I often wonder if I would get more opportunities (for clients, for articles, for speaking engagements, for lucrative contracts) if I were a man. And it’s books like this that make me think, YEP.
Solnit writes, “All women who silence, hide, disguise or dismiss aspect of themselves and their self-expression in pursuing male pleasure, approval, comfort, reinforcement. It’s how a woman in the workplace or the classroom or on the street has learned to navigate around male expectations, knowing if she is too confident, commanding, or self-contained she may be punished.”
In the film “How to Be Single” with Rebel Wilson and Dakota Johnson, a supposed party chick-flick fluff film actually addresses this aspect of living under the patriarchy. When Rebel is dropped for the fifth time by her friend Dakota to hang out with a man she’s dating, she calls her friend “Dicknotized” instead of hypnotized. Hypnotized by his dick, as if that’s the most important thing in her life, as she dismisses aspects of herself in a relationship with a man, dropping her girlfriends and everything she normally likes to do, to hang out with him.
Solnit continues, “To be Black and a woman is to do double duty in this business of serving others. … In 1978 Jamaican-born Michelle Cliff published “Notes on Speechlessness” which dealt with both avoidance and exploration of difficult truths. Both withdrawal and humor are types of speechlessness. The obscuring and trivialization of what is real is also speechlessness.” She concludes that she will seek to eliminate what has eliminated her: “This means nothing more or less than seeking my own language. This may be what women will do.”
Silence and shame are contagious, so are courage and speech.
“There is something unsaid and yet to be said, always someone struggling to find the words and the will to tell her story. Every day each of us invents the world and the self who meets the world, opens up or closes down space for others within that.
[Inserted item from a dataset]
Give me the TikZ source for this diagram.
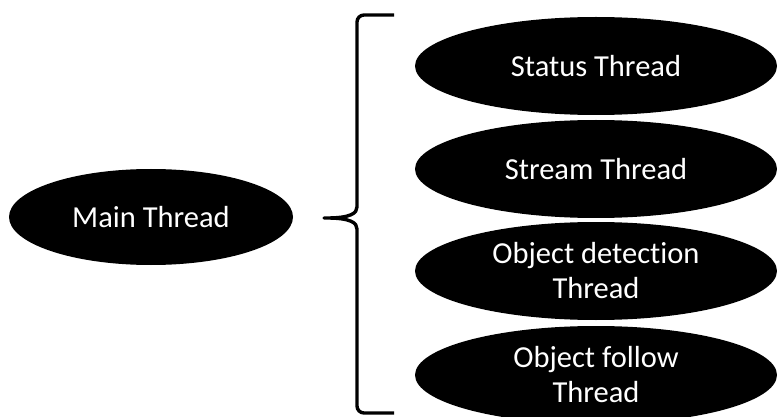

Silence is forever being broken…” -Rebecca Solnit.
She writes that silence is forever being broken and reformed, but I would say let us break our silence every day, as we awake and renew ourselves. Let us be aware that we do this work, over and over again, so we can encourage other women to speak, to be their true, raw, angry, ambitious, sad, furious selves, to take action, to get mad, to call out what is happening at our organizations, to call out what is happening in our world, and to stand against oppression.